Unlike other similar nations forcibly occupied by the USSR, Latvia chose to deny the occupation of the Soviet Union through legal channels. By denying the legitimacy of communism and fascistic aggression, Latvia chose to renew the situation as it was before1940. In politics it meant the renewal of the national state as a republic with a democratic parliament such as was proclaimed in 1918.

 

Legally, this meant the renewal of three significant laws of the First Republic:

  • In reference to the formation of the country, renewing the Constitution of 1922 (“Satversme”) in its original state.
  • In reference to administration of the country, renewing of the Cabinet Structure law.
  • In reference to private rights, renewing the original Civil Law of 1937.

 

The Civil Law had no connection with the dictatorship of Karlis Ulmanis. The Law was based on the Roman civil rights and it was the upgrade of the Civil Law of Russia of 1864. Considering, that no law enacted by Ulmanis during the time of his presidency was considered valid, the Civil Law had to be renewed.

 

A choice between several options in the field of local governments was necessary. Legally, there were many variations. Renewal of the situation of 1940 meant undemocratic local governments of administrative regions nominated by the State Administration. During the dictatorship, the replacement of local governments with industrial directorates was tried. Although more typical for the Middle Ages, similar administration was chosen in fascistic Italy. Local governments that were governed by the representatives of the Commune were impertinent with dictatorship where there was no place for differences in opinions. Just like Russian Bolsheviks, Italian fascists and German National socialists, Ulmanis expressed the idea of the unity of the nation. The differences in opinions of local governments were an obstacle for realization of such idea.

 

During this time, there were six chambers: Chamber of Commerce and Industry, Chamber of Agriculture, Chamber of Trade, Chamber of Work, Chamber of Literature and Art, and Chamber of Professionals. Chambers were structures of the country that was similar to consultative (not ruling) parliament. Those were consultative organs controlled by the MK that were subordinates to the ministries. Ministers of corresponding ministries appointed members of chambers. Subordinate to the chambers were corresponding network of associations. In the future, there were plans to give more freedom to the chambers. During 1939 and 1940, advancement had started. In the same order that chambers were created, they got the opportunity to vote for the members of the chamber (before that, members of the chamber were appointed). 

 

The LTF rejected the idea of the renewal of chambers. It supported the idea of democratic territorial governments – the same that existed between 1917 and 1934. The Association of local governments was one of the elements in the renewal of such territorial governments.
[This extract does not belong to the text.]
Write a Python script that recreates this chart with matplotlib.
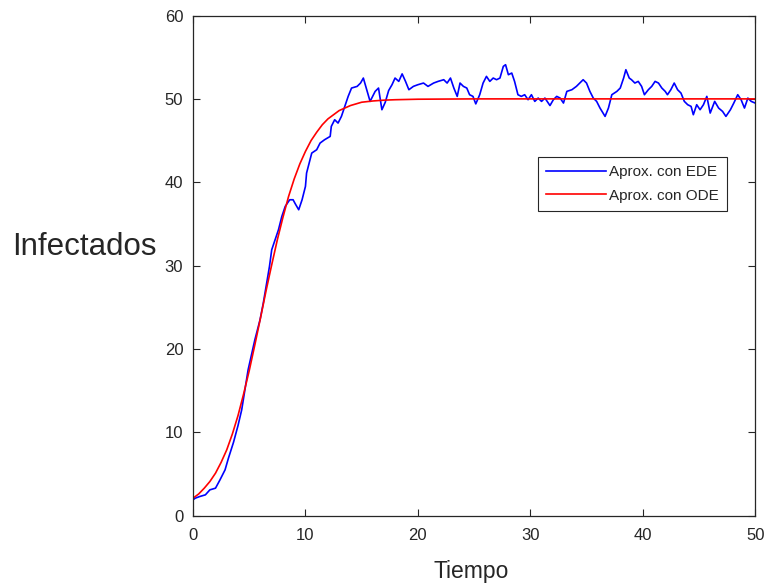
import numpy as np
from matplotlib import pyplot as plt

plt.rcParams['font.family'] = ['Liberation Sans', 'DejaVu Sans']

# ODE solution
t_ode = [0, 0.5, 1, 1.5, 2, 2.5, 3, 3.5, 4, 4.5, 5, 5.5, 6, 6.5, 7, 7.5, 8, 8.5,
         9, 9.5, 10, 10.5, 11, 11.5, 12, 12.5, 13, 13.5, 14, 14.5, 15, 16, 17,
         18, 20, 25, 30, 40, 50]
ode = [2.1, 2.6, 3.3, 4.1, 5.1, 6.4, 7.9, 9.8, 12.0, 14.6, 17.4, 20.5, 23.7,
       27.0, 30.1, 33.1, 35.8, 38.3, 40.4, 42.2, 43.7, 45.0, 46.0, 46.9, 47.6,
       48.1, 48.6, 48.9, 49.2, 49.4, 49.6, 49.75, 49.85, 49.9, 49.96, 50.0,
       50.0, 50.0, 50.0]

# SDE path
t_ede = [0, 0.2, 0.6, 1.1, 1.5, 2.0, 2.4, 2.85, 3.15, 3.6, 4.0, 4.33, 4.9, 5.5,
         5.96, 6.25, 6.5, 6.8, 7.0, 7.3, 7.6, 7.9, 8.2, 8.6, 8.9, 9.1, 9.4, 9.7,
         10.0, 10.1, 10.56, 11.0, 11.3, 11.7, 12.2, 12.3, 12.6, 12.9, 13.2,
         13.5, 13.8, 14.1, 14.6, 14.9, 15.15, 15.45, 15.75, 16.2, 16.5, 16.8,
         17.1, 17.4, 17.7, 17.97, 18.3, 18.6, 18.9, 19.2, 19.6, 20.0, 20.5,
         20.9, 21.4, 21.8, 22.3, 22.6, 22.9, 23.2, 23.5, 23.75, 24.05, 24.35,
         24.6, 24.9, 25.15, 25.5, 25.8, 26.1, 26.4, 26.7, 27.0, 27.3, 27.6,
         27.8, 28.05, 28.35, 28.6, 28.9, 29.2, 29.5, 29.8, 30.1, 30.4, 30.7,
         31.0, 31.3, 31.75, 32.05, 32.35, 32.65, 32.95, 33.25, 33.7, 34.1,
         34.4, 34.7, 35.0, 35.3, 35.6, 35.9, 36.2, 36.65, 36.95, 37.25, 37.7,
         38.0, 38.3, 38.5, 38.8, 39.0, 39.3, 39.6, 39.9, 40.15, 40.5, 40.8,
         41.1, 41.4, 41.7, 42.0, 42.2, 42.5, 42.8, 43.1, 43.4, 43.7, 44.0,
         44.3, 44.5, 44.8, 45.1, 45.4, 45.7, 46.0, 46.4, 46.75, 47.1, 47.4,
         47.8, 48.1, 48.45, 48.75, 49.05, 49.35, 49.65, 50.0]
ede = [1.9, 2.1, 2.3, 2.5, 3.1, 3.3, 4.3, 5.5, 6.9, 8.8, 10.8, 12.7, 17.5, 21.1,
       23.5, 25.5, 27.5, 29.9, 31.9, 33.1, 34.3, 35.9, 37.1, 37.9, 37.9, 37.4,
       36.7, 37.9, 39.5, 41.1, 43.5, 43.9, 44.7, 45.1, 45.5, 46.7, 47.5, 47.1,
       47.9, 49.1, 50.3, 51.3, 51.5, 51.9, 52.5, 51.1, 49.7, 50.9, 51.3, 48.7,
       49.6, 51.0, 51.7, 52.5, 52.1, 53.0, 52.1, 51.1, 51.5, 51.7, 51.9, 51.5,
       51.9, 52.1, 52.3, 51.9, 52.5, 51.3, 50.3, 51.9, 51.5, 51.3, 50.5, 50.3,
       49.4, 50.5, 51.9, 52.7, 52.1, 52.5, 52.3, 52.5, 53.9, 54.1, 52.9, 53.1,
       52.1, 50.5, 50.3, 50.5, 49.9, 50.5, 49.7, 50.1, 49.7, 50.1, 49.2, 49.9,
       50.3, 50.1, 49.5, 50.9, 51.1, 51.5, 51.9, 52.3, 51.9, 50.9, 50.1, 49.7,
       48.9, 47.9, 48.9, 50.5, 50.9, 51.3, 52.5, 53.5, 52.5, 52.3, 51.9, 52.1,
       51.5, 50.5, 51.1, 51.5, 52.1, 51.9, 51.3, 50.9, 50.5, 51.1, 51.9, 51.1,
       50.7, 49.7, 49.3, 49.1, 48.1, 49.3, 48.7, 49.3, 50.3, 48.3, 49.7, 48.9,
       48.5, 47.9, 48.7, 49.5, 50.5, 49.9, 48.9, 50.1, 49.7, 49.5]

fig = plt.figure(figsize=(7.69, 5.86), dpi=100)
ax = fig.add_axes([0.251, 0.12, 0.731, 0.8535])

ax.plot(t_ede, ede, color='#0000ff', lw=1.2, label='Aprox. con EDE')
ax.plot(t_ode, ode, color='#ff0000', lw=1.2, label='Aprox. con ODE')

ax.set_xlim(0, 50)
ax.set_ylim(0, 60)
ax.set_xticks([0, 10, 20, 30, 40, 50])
ax.set_yticks([0, 10, 20, 30, 40, 50, 60])

dark = '#262626'
for s in ax.spines.values():
    s.set_color(dark)
    s.set_linewidth(0.9)
ax.tick_params(direction='in', length=5, width=0.8, colors=dark, labelsize=12,
               top=True, right=True)
ax.tick_params(axis='x', pad=9)
ax.tick_params(axis='y', pad=7)

ax.set_xlabel('Tiempo', fontsize=16.5, color=dark, va='center')
ax.xaxis.set_label_coords(0.495, -0.111)
ax.set_ylabel('Infectados', fontsize=22.5, color=dark, rotation=0,
              ha='right', va='center')
ax.yaxis.set_label_coords(-0.064, 0.537)

leg = ax.legend(loc='upper right', bbox_to_anchor=(0.95, 0.717), borderaxespad=0,
                fontsize=11, handlelength=3.9, handletextpad=0.2,
                fancybox=False, framealpha=1, borderpad=0.55, labelspacing=0.6)
leg.get_frame().set_edgecolor(dark)
leg.get_frame().set_linewidth(0.8)
for txt in leg.get_texts():
    txt.set_color(dark)

fig.savefig('out.png', dpi=100)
Interesting, that even before the proclamation, there were self governments that were created democratically and that supported the idea of the independent country. The Constitution of 1922 just mentioned local governments; it did not try to “derive” them from the country. It was clear that those local governments that exist and perform even before the country is proclaimed need no “derivation”.

 

The second key factor was the European Charter of Local Self-government. It includes right to create associations as one of basic elements for local democracy. By stepping back into the past and abolishing the traces of communistic and fascistic regiments, local politics were looking into the future as well. Comparison with Western democratic experiences showed that local self-government associations were active in all of those countries and they had a significant influence on national politics.

 

The third key factor was practical problems that originated during the development of local self-governments. Local governments quickly became the subject of the power. At the beginning, Soviet laws were still effective, but they were being quickly replaced by new laws. Most of the new laws were concerning local governments. There was a need for a practical mechanism that would consider needs of local governments. It means there was a need to clarify who and with what conditions can speak on behalf of local governments; what conclusions can be made of the information that 4 local governments have voted “yes” and 3 of them “no”, but the opinion of the rest of the 600 local governments is not known.

 

During those times, the LTF had a majority in the Augstākā Padome (Supreme Council-the parliament of those times). In Parliament, under the local government and public affairs commission, there was an organization that would interface local government politics and parliament politics – the Bureau of Local Governments. It was led by one of the leader of the LTF – Jānis Škapars. The Bureau started to develop an association of local governments. Also, the board of the LTF summoned local politicians to consult about the development of the association.

 

In summer 1991, the leaders of local governments and deputies from the Supreme Council went to France. They met with the representatives of French local governments, as well as with the representatives from the Conference of local and regional authorities of the Europe Council. Before CLRAE (Congress of Local and Regional Authorities of Europe Council) was founded, the Conference had similar duties at the Europe Council. The officials of European local governments suggested to Baltic States to take over the experience of local governments of democratic countries. It included the founding of the Association.

 

After returning from France, more people got involved into the development of association that would include all local governments of Latvia. There were more conventions and more lectures about Charter principles in European local governments. One of the questions that were discussed in the early stages was the development of the House of Representatives of local governments at the parliament. Since in those days there was a tendency to renew the situation of 1934, the resolution was to renew one house parliament based on the constitution of 1922. The solution did not have strategic approach, but it was the fastest way towards independence of the state. Later it showed that one house parliament does not promote the development of regions in Latvia, and there was a thought to return to the same question. But something that is missed during the revolutionary changes is very difficult to return to. Therefore, it was decided to start an association that would be looking for resolutions for all local governments.